Stark, out & laut: Menschen mit HIV sind sehr sichtbar in Brisbane
Brisbane, AUS, Juli 2023: Es fällt auf – Menschen mit HIV sind unglaublich sichtbar an dieser Konferenz. In den Sessions, auf der Bühne, als Moderatoren und Sprecher. Eine derart starke, und zugleich überzeugende Präsenz hat der Schreibende noch nirgendwo gesehen. Ein Gespräch mit dem NAPWHA Präsidenten Scott Harlum.
Die National Association of People With HIV Australia NAPHWA ist Australiens führende Nichtregierungsorganisation, die als Dachorganisation der regionalen Gruppen von Menschen mit HIV in ganz Australien auftritt.

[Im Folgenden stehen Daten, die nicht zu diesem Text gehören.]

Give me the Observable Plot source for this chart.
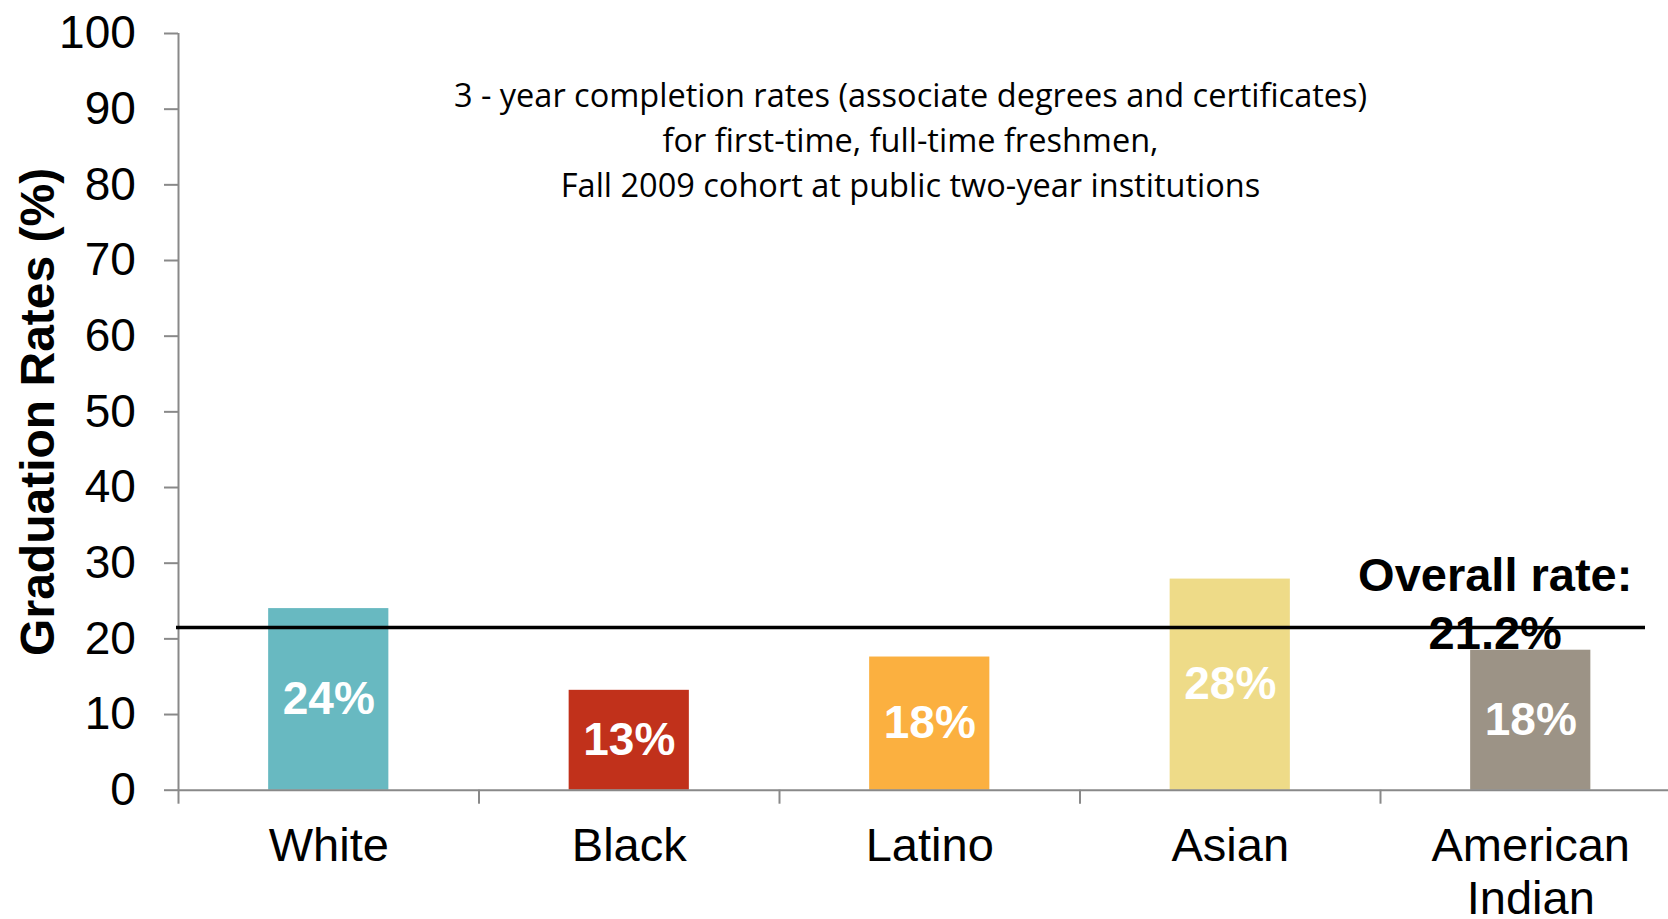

Der NAPHWA-Präsident Scott Harlum lebt seit acht Jahren mit HIV und seit seiner Jugend mit einer schweren Nierenerkrankung. Scott ist ehemaliger Journalist und Brand Manager bei einem multinationalen Landwirtschaftsunternehmen, war aktiv in der Gesundheitspolitik der Regierung von Queensland, früherer Manager für Gesundheitspolitik beim Consumers‘ Health Forum of Australia und Kommunikationsverantwortlicher bei einer grossen gemeinnützigen Organisation in New South Wales.
Scott, warum seid ihr so stark unterwegs?
Die australische «Antwort auf HIV/AIDS» ist glücklich, dass sie uns haben. Seit vielen Jahren verfolgt unsere Regierung einen partnerschaftlichen Ansatz, der alle Akteure explizit mit einschliesst. Das heisst: Präventionsorganisationen, Menschen mit HIV, die Ärzteschaft und Forschung und auch die Pharmaindustrie. HIV-positive Vertreter sind grundsätzlich überall dabei. Wir haben uns vor vielen Jahren von den klassischen HIV/AIDS-Hilfsorganisationen emanzipiert, weil wir einen anderen Fokus haben. Heute wäre dieser Schritt schwierig zu realisieren, weil es den Menschen mit HIV mittlerweile sehr viel besser geht. Der Therapiezugang ist problemlos, die Medikamente gut verträglich, und wir führen ein ganz normales Leben. Das war nicht immer so.
Was sind eure grossen Sorgen?
Australien könnte das erste Land der Welt sein, welches die HIV-Eliminationsziele von WHO und UNAIDS erfolgreich meistert. Da sind wir wirklich gut unterwegs, weil alle Akteure am gleichen Strick ziehen. Wir sind besorgt, dass man anschliessend das Problem als gelöst und erledigt erklärt. Wir müssen uns aber weiter für die Menschen, die mit HIV leben, engagieren – diese werden nicht einfach verschwinden. Wir dürfen nicht vergessen: Die HIV-Epidemie wird noch eine lange Nachwirkung haben. Wir engagieren uns selbstverständlich sehr für die Erreichung der Eliminationsziele, aber wir sind besorgt über das Nachher.
Australien hat seinerzeit die PrEP sehr rasch ausgerollt und in der Folge eine eindrückliche Senkung der Neu-Infektionen verzeichnet. Wo steht ihr heute?
Ja, das ist tatsächlich so, und wir sind sehr stolz auf diesen Erfolg. Die Mehrheit der HIV-Betroffenen sind bei uns die schwulen Männer, und bei ihnen hat die PrEP voll eingeschlagen. Aber bei heterosexuellen Männern, bei Frauen, Aboriginals und bei in Übersee geborenen Bewohnern Australiens steigen die Ansteckungen weiter an. Wenn wir die epidemiologischen Zahlen von 2022 anschauen, gibt es sogar einen allgemeinen Rückschlag zu verzeichnen. Wir vermuten einen Post-Covid Effekt – die Menschen gingen sich nicht testen, die Teststellen waren geschlossen, es war ein Ausnahmezustand. Wir müssen jetzt die Zahlen für 2023 abwarten. Falls sich der Trend wieder umkehrt, können wir aufatmen. Wenn nicht, dann müssen wir unsere Präventionsstrategie anpassen und vor allem für die vorher genannten Gruppen mehr tun. Die heutige PrEP funktioniert nicht überall.
Scott, herzlichen Dank für dieses Gespräch!